Decoherence is often said to solve this problem by showing how interactions with the environment suppress interference between certain states, stabilising quasi-classical patterns. Decoherence explains why some structures behave as if they were classical, and why superpositions become dynamically inaccessible. What it does not explain is why any one of those structures becomes the world a subject actually inhabits. Decoherence selects stability, not perspective. It explains why branches do not interfere, but not why one branch is lived rather than merely existing as a term in a superposition.
In 2PC, only one cosmos becomes embodied, and embodiment is not triggered by environmental coupling alone but by the emergence of a unified subject. When a system crosses the Embodiment Threshold, it is no longer merely evolving under unitary dynamics. It has become a representational structure that must assign values, form predictions, and maintain coherence across time. At that point, collapse does not merely select an outcome within a fixed frame – it selects the entire frame within which experience, agency, memory, and action can function at all. That frame is what appears as the preferred basis.
Not every mathematical basis can support a coherent subject. Experience requires stable locations, persisting objects, and temporally ordered interactions. It requires that predictions made at one moment remain meaningful at the next, and that actions have interpretable consequences.

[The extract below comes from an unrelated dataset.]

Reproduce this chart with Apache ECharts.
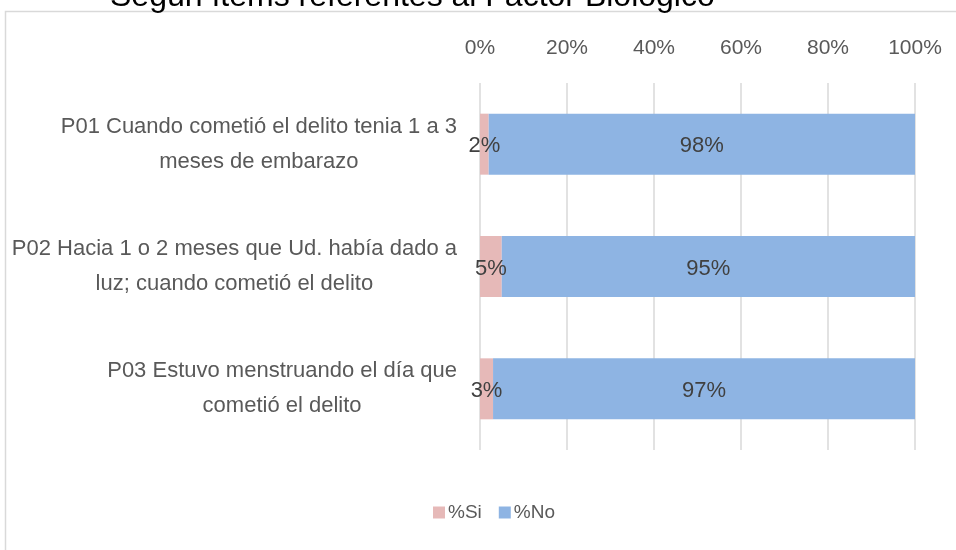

Only bases that support these structures can host a self-consistent representational “I.” When embodiment occurs, the basis compatible with these requirements is the one that is instantiated.
On this view, the preferred basis is not chosen by a hidden physical mechanism embedded in the dynamics. It is selected by metaphysical compatibility with consciousness. Among the physically allowed possibilities of Phase 1, only those decompositions that can sustain a coherent subject are eligible for embodiment. The basis problem therefore ceases to be an arbitrary fine-tuning problem and becomes a condition for experience itself.
The world appears classical not because classicality is fundamental, but because only quasi-classical structures can be inhabited by a unified subject. This is the Psycheletic Principle in action.